Mayor of Sainte-Christine-d'Auvergne
- In office 2013–2025
- Preceded by: Pierre Tourigny
- In office 2001–2007
- Succeeded by: Michel Sansfaçon

MNA for Portneuf
- In office April 25, 2007 – November 5, 2008
- Preceded by: Jean-Pierre Soucy
- Succeeded by: Michel Matte

Personal details
- Born: June 14, 1946 (age 80) Beauport, Quebec, Canada
- Party: Action démocratique du Québec
- Spouse: Claudette Roberge
- Profession: teacher, director, marketing director

= Raymond Francœur =

Canadian politician (born 1946)

Raymond Francœur (born June 14, 1946) is a politician from Quebec, Canada. He was an Action démocratique du Québec Member of the National Assembly for the electoral district of Portneuf from 2007 to 2008.

Francœur was born in Beauport, Quebec (now Quebec City). After his collegiate studies at CEGEP de Sainte-Foy, he was enrolled in the Canadian Forces as an officer lieutenant. After his military service, he held various directing positions, including the director for the Quebec & Saguenay–Lac-Saint-Jean division of Scott Paper Company, and a Quebec City region director of a local milk company. He was also a marketing and/or sales director for various local institutions including automobile dealerships (while also being co-owner) and insurance companies. He also taught for six years at CEGEP Sainte-Foy in the marketing department.

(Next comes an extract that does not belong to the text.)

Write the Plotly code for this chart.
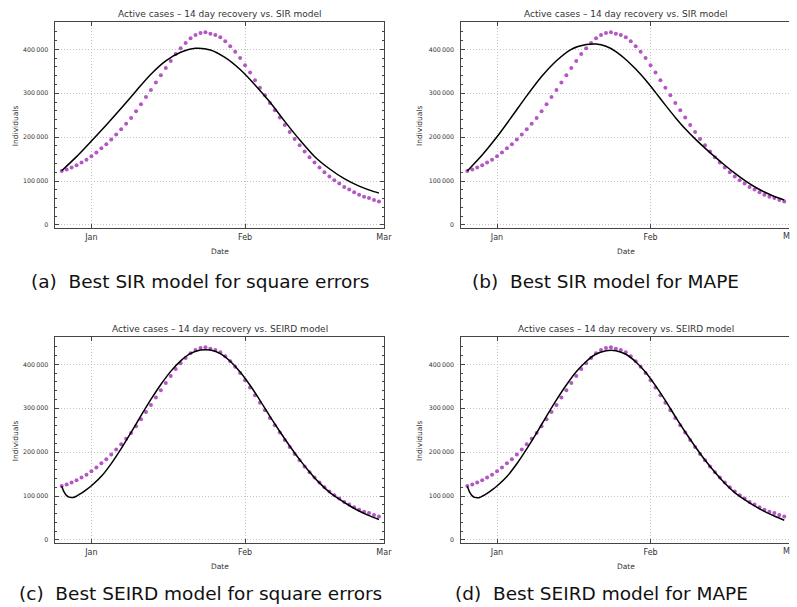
import pandas as pd
import plotly.graph_objects as go

W, H = 797, 607

# ---------------- data ----------------
data_start = "2020-12-26"
active_cases = [
    123000, 126500, 130600, 135900, 142000, 148800, 156400, 164800, 174600, 183700,
    194400, 206000, 217900, 230800, 243700, 258900, 274900, 291600, 307500, 324200,
    341200, 357600, 373600, 389500, 402400, 414600, 425200, 432800, 437400, 438900,
    435800, 432800, 427500, 418400, 407000, 394800, 380400, 363700, 347000, 329500,
    312800, 295400, 277900, 261200, 244500, 227800, 211800, 195900, 181500, 167100,
    154100, 142000, 130600, 120000, 110100, 101700, 94200, 86600, 80500, 74400,
    69100, 64500, 61500, 56900, 53200,
]
data_dates = pd.date_range(data_start, periods=len(active_cases), freq="D")

# model curves: day offsets from data_start and values
sir_sq_days = [0, 3, 6, 9, 12, 15, 18, 21, 24, 27, 30, 33, 36, 39, 42, 45, 48, 51, 54, 57, 60, 63, 64]
sir_sq_vals = [123500, 155700, 191300, 227800, 265700, 305200, 343200, 373600, 393300, 402400,
               398600, 381000, 354000, 319000, 280000, 236000, 194000, 156000, 128000, 105500,
               88500, 76000, 73000]

sir_mape_days = [0, 3, 6, 9, 12, 15, 18, 21, 24, 26, 28, 30, 32, 34, 36, 38, 40, 42, 44,
                 46, 48, 50, 52, 54, 56, 58, 60, 62, 64]
sir_mape_vals = [123000, 159500, 201000, 247000, 294000, 338000, 374000, 400000, 410800, 412000,
                 407000, 395000, 377000, 355000, 330000, 302000, 273000, 245000, 219000,
                 196000, 175000, 155000, 136000, 118000, 101500, 87000, 75000, 65000, 57000]

seird_sq_days = [0, 0.5, 1, 1.5, 2, 2.5, 3, 4, 5, 6, 8, 10, 12, 14, 16, 18, 20, 22, 24, 26,
                 28, 29, 30, 32, 34, 36, 38, 40, 42, 44, 46, 48, 50, 52, 54, 56, 58, 60, 62, 64]
seird_sq_vals = [122500, 109000, 101000, 97500, 96500, 97200, 100000, 106500, 114500, 123500,
                 145000, 174000, 208000, 245000, 283000, 320000, 354000, 384000, 408000, 425000,
                 432500, 433500, 432500, 424400, 407000, 382700, 352300, 318100, 281700, 247000,
                 214000, 183000, 155000, 130000, 109000, 93000, 78500, 66000, 55500, 46500]

seird_mape_days = seird_sq_days
seird_mape_vals = [122500, 108500, 100500, 97000, 96000, 96800, 99500, 106000, 114000, 123000,
                   144500, 173500, 207500, 244000, 282000, 319000, 353000, 383000, 406500, 423500,
                   431000, 432000, 431000, 423000, 406000, 382000, 351500, 317500, 281000, 246000,
                   213000, 182000, 154000, 129000, 108000, 92000, 77500, 65000, 54500, 45000]

titles = ["Active cases \u2013 14 day recovery vs. SIR model",
          "Active cases \u2013 14 day recovery vs. SIR model",
          "Active cases \u2013 14 day recovery vs. SEIRD model",
          "Active cases \u2013 14 day recovery vs. SEIRD model"]
captions = ["(a)\u00a0\u00a0Best SIR model for square errors",
            "(b)\u00a0\u00a0Best SIR model for MAPE",
            "(c)\u00a0\u00a0Best SEIRD model for square errors",
            "(d)\u00a0\u00a0Best SEIRD model for MAPE"]
x_tickvals = ["2021-01-01", "2021-02-01", "2021-03-01"]
x_ticktext = ["Jan", "Feb", "Mar"]
edge_label = "M"   # what remains visible of "Mar" at the page edge in the right-hand panels
y_tickvals = [0, 100000, 200000, 300000, 400000]
y_ticktext = ["0", "100\u2009000", "200\u2009000", "300\u2009000", "400\u2009000"]

models = [(sir_sq_days, sir_sq_vals), (sir_mape_days, sir_mape_vals),
          (seird_sq_days, seird_sq_vals), (seird_mape_days, seird_mape_vals)]

# ---------------- layout geometry (pixels) ----------------
panels = [
    dict(x0=56, x1=388, y0=22.3, y1=228.3, xr=["2020-12-24 17:45", "2021-03-01 01:00"], mirror_y=True,
         title=(222, 14.3), ylab=(15, 125.3), xlab=(222.7, 251.7), cap=(201.7, 281)),
    dict(x0=466, x1=797, y0=22.3, y1=228.3, xr=["2020-12-24 19:00", "2021-02-28 23:00"], mirror_y=False,
         title=(632, 14.3), ylab=(424, 125.3), xlab=(632.3, 251.7), cap=(611.3, 281)),
    dict(x0=56, x1=388, y0=337.3, y1=543.3, xr=["2020-12-24 17:45", "2021-03-01 01:00"], mirror_y=True,
         title=(222, 329.3), ylab=(15, 440.3), xlab=(222.7, 566), cap=(202.5, 593.3)),
    dict(x0=466, x1=797, y0=337.3, y1=543.3, xr=["2020-12-24 19:00", "2021-02-28 23:00"], mirror_y=False,
         title=(632, 329.3), ylab=(424, 440.3), xlab=(632, 566), cap=(607.5, 593.3)),
]

FONT = "DejaVu Sans"
FRAME = "#444444"
GRID = "#c4c4c4"
DOT = "#b456c4"

fig = go.Figure()
annotations = []
base = pd.Timestamp(data_start)

for i, (p, (mdays, mvals)) in enumerate(zip(panels, models)):
    n = "" if i == 0 else str(i + 1)
    xa, ya = "x" + n, "y" + n
    fig.add_trace(go.Scatter(x=data_dates, y=active_cases, mode="markers",
                             marker=dict(size=4, color=DOT), xaxis=xa, yaxis=ya,
                             showlegend=False, hoverinfo="skip"))
    mdates = [base + pd.Timedelta(days=d) for d in mdays]
    fig.add_trace(go.Scatter(x=mdates, y=mvals, mode="lines",
                             line=dict(color="black", width=1.5, shape="spline", smoothing=0.7),
                             xaxis=xa, yaxis=ya, showlegend=False, hoverinfo="skip"))

    xaxis = dict(domain=[p["x0"] / W, p["x1"] / W], anchor=ya, type="date", range=p["xr"],
                 tickvals=x_tickvals, ticktext=x_ticktext, ticks="inside", ticklen=4,
                 tickcolor=FRAME, showline=True, linecolor=FRAME, linewidth=1, mirror="ticks",
                 showgrid=True, gridcolor=GRID, griddash="1px,2px", gridwidth=1, zeroline=False,
                 tickfont=dict(family=FONT, size=8, color="#333333"), ticklabelstandoff=1)
    yaxis = dict(domain=[1 - p["y1"] / H, 1 - p["y0"] / H], anchor=xa, range=[-7600, 461600],
                 tickvals=y_tickvals, ticktext=y_ticktext, ticks="inside", ticklen=4,
                 tickcolor=FRAME, showline=True, linecolor=FRAME, linewidth=1,
                 mirror="ticks" if p["mirror_y"] else False,
                 showgrid=True, gridcolor=GRID, griddash="1px,2px", gridwidth=1, zeroline=False,
                 tickfont=dict(family=FONT, size=6.3, color="#333333"), ticklabelstandoff=5,
                 minor=dict(dtick=20000, tick0=0, ticks="inside", ticklen=2, tickcolor=FRAME,
                            showgrid=False))
    fig.update_layout(**{"xaxis" + n: xaxis, "yaxis" + n: yaxis})

    if not p["mirror_y"]:
        annotations.append(dict(text=edge_label, x=789.8 / W, y=1 - (p["y1"] + 8) / H,
                                xref="paper", yref="paper", xanchor="left", yanchor="middle",
                                borderpad=0, showarrow=False,
                                font=dict(family=FONT, size=8, color="#333333")))

    annotations.append(dict(text=titles[i], x=p["title"][0] / W, y=1 - p["title"][1] / H,
                            xref="paper", yref="paper", xanchor="center", yanchor="middle",
                            showarrow=False, font=dict(family=FONT, size=9, color="#333333")))
    annotations.append(dict(text="Individuals", x=p["ylab"][0] / W, y=1 - p["ylab"][1] / H,
                            xref="paper", yref="paper", xanchor="center", yanchor="middle",
                            textangle=-90, showarrow=False,
                            font=dict(family=FONT, size=7.5, color="#333333")))
    annotations.append(dict(text="Date", x=p["xlab"][0] / W, y=1 - p["xlab"][1] / H,
                            xref="paper", yref="paper", xanchor="center", yanchor="middle",
                            showarrow=False, font=dict(family=FONT, size=7.5, color="#333333")))
    annotations.append(dict(text=captions[i], x=p["cap"][0] / W, y=1 - p["cap"][1] / H,
                            xref="paper", yref="paper", xanchor="center", yanchor="middle",
                            showarrow=False, font=dict(family=FONT, size=18.5, color="#111111")))

fig.update_layout(width=W, height=H, margin=dict(l=0, r=0, t=0, b=0),
                  paper_bgcolor="white", plot_bgcolor="white",
                  annotations=annotations, showlegend=False)

fig.write_html("out.html")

He was a member for various local Club organisations including the Lions Club, Club Rotary and Club Optimiste in the Quebec City area.

Before his election, he served as mayor of Sainte-Christine-d'Auvergne.

Francœur was first elected in the 2007 election with 46% of the vote. Liberal incumbent Jean-Pierre Soucy finished second with 32% of the vote. Francœur took office on April 12, 2007.